Ahora se trataba de buscar a la persona ideal para llevar a cabo aquella misión. Ramírez llamó a Eduardo Hay, director del Centro Olímpico Mexicano, el lugar en el que convivían los deportistas que iban a estar en los Juegos y le preguntó. Éste lo tuvo claro desde el principio. La juventud de Queta Basilio podía responder a la idea que trataba de transmitir el responsable de la organización. La llamó a la conclusión de un entrenamiento y le entregó un testigo: "Corre con esto en alto como si fuese una antorcha". La atleta dio una vuelta a la pista con el brazo en alto. Su imagen, su juventud, su zancada vigorosa, esa impresión de que iba flotando zanjó cualquier duda que pudiese tener. La vallista se enteró entonces de que iba a ser la encargada de encender el pebetero en los Juegos Olímpicos. Decisión que también tuvo su contestación por parte de otros atletas, del COI y de voces dentro del país que pedían ese honor para uno de los históricos del deporte mexicano. Pero Ramírez Vázquez fue inflexible: "Si queremos dar imagen de modernidad, de cambio, nadie lo representará mejor que una mujer".

Queta Basilio vivió los días antes encerrada en la residencia con el resto de atletas mexicanos. Una semana antes de la inauguración el gobierno había ordenado disparar contra los estudiantes que se manifestaban en Tlatelolco causando la muerte de centenares de personas. A los deportistas les aislaron por completo del mundo. Ni televisión, ni periódicos, ni radio. Sobre la tragedia solo les llegaban rumores y el ruido de los vehículos militares que iban y venían constantemente.

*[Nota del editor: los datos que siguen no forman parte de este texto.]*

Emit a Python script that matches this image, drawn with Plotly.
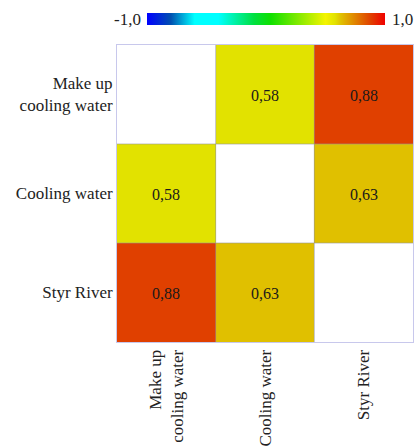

La atleta se encontraría con otro problema poco antes del 12 de octubre, fecha prevista para la inauguración. No había llegado el uniforme y tuvo que improvisar por completo. Se puso la ropa blanca que había llevado a los Juegos Panamericanos de un año antes, las zapatillas blancas con las que iba al instituto, una cinta en el pelo y se preparó para el momento. Un militar le entregó a las puertas del estadio la antorcha que había sido llevada por más de dos mil personas desde Atenas y comenzó a correr en medio del entusiasmo general. Dio una vuelta al estadio y ascendió con ligereza los 93 escalones que llevaban al pebetero para convertirse en la primera mujer de la historia que encendía el fuego olímpico. Después de ella solo lo ha vuelto a hacer Cathy Freeman en los Juegos de Sydney del año 2000.

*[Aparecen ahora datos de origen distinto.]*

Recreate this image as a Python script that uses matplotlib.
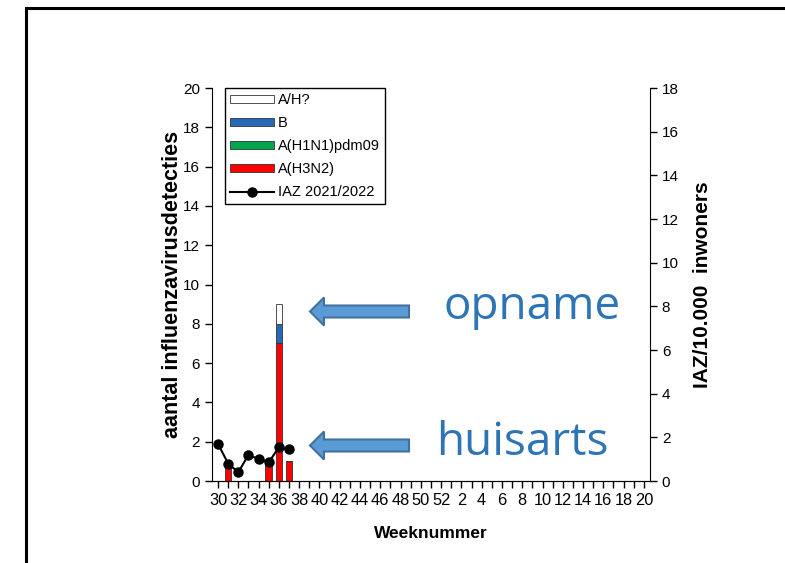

A la atleta, que en 1968 no duró mucho en la competición y fue eliminada en las dos pruebas en las que tomó parte, se le diagnosticó hace unos años la enfermedad de Parkinson. En 2018, coincidiendo con el 50 aniversario de los Juegos, volvió a encender el mismo pebetero. Hace unos días, con 71 años, murió de forma sorprendente después de que se complicase una neumonía que padecía. El adiós inesperado a uno de los grandes símbolos que ha regalado la historia de los Juegos Olimpicos.